Advanced Sliding Window Patterns
Level 2.5: Interview Patterns - Master pattern recognition for variable-size windows and complex constraints
Advanced Sliding Window Pattern Recognition
🧭 When to Use This Pattern - Checklist
Pattern Recognition Checklist
✅ Use Advanced Sliding Window When:
- 🎯 Contiguous Elements Required: Problem asks for subarray/substring (not subsequence)
- 📊 Condition-Based Window Size: Window expands/contracts based on some condition
- 🔄 Frequency Constraints: "At most K distinct", "contains all characters", "permutation"
- 📈 Optimization Goal: "Longest/shortest subarray satisfying condition"

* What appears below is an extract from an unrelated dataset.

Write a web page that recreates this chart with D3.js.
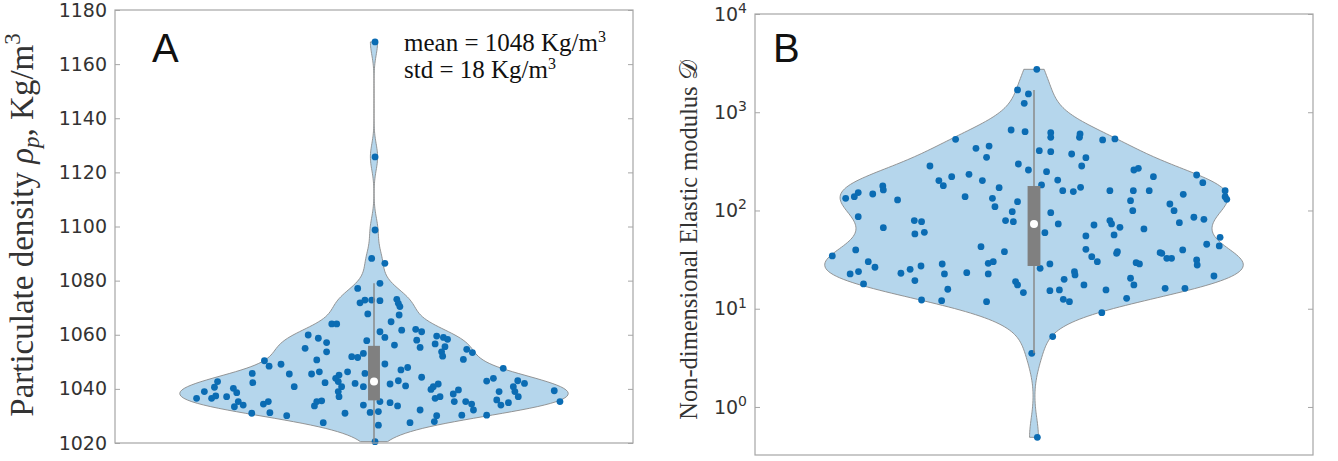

- ⚡ Linear Time Possible: Each element can be processed in amortized O(1) time
❌ Don't Use Sliding Window When:
- 🚫 Non-contiguous Elements: Subsequence problems, picking elements with gaps
- 🚫 Global Dependencies: Solution depends on entire array knowledge
- 🚫 Complex State Transitions: DP with overlapping subproblems
- 🚫 Structural Relationships: Tree/graph traversal, parent-child dependencies
🔍 Decision Flowchart:
┌─────────────────────────────────┐
│ Problem Analysis Start │
└─────────────┬───────────────────┘
│
┌─────────────▼───────────────────┐
│ Does problem involve finding │
│ subarray/substring with │
│ specific condition? │
└─────────────┬───────────────────┘
│ YES
┌─────────────▼───────────────────┐
│ Is the window size variable │
│ based on condition? │
└─────────────┬───────────────────┘
│ YES
┌─────────────▼───────────────────┐
│ Choose Pattern Type: │
│ │
│ 📊 VARIABLE SIZE WINDOW: │
│ ✓ Two pointers (left,right)│
│ ✓ Expand right, shrink left│
│ ✓ Track condition validity │
│ │
│ 🔄 FIXED SIZE + SLIDING: │
│ ✓ HashMap for frequency │
│ ✓ Slide and update counts │
│ ✓ Check condition each step│
│ │
│ 🎯 MULTIPLE POINTERS: │
│ ✓ 3+ pointers for complex │
│ ✓ Each pointer has purpose │
│ ✓ Coordinate movements │
└─────────────────────────────────┘
Variable Size Windows
Core Pattern: Expand-Contract Strategy
Variable size sliding window adapts its length based on problem constraints. The key is knowing when to expand (move right pointer) and when to contract (move left pointer).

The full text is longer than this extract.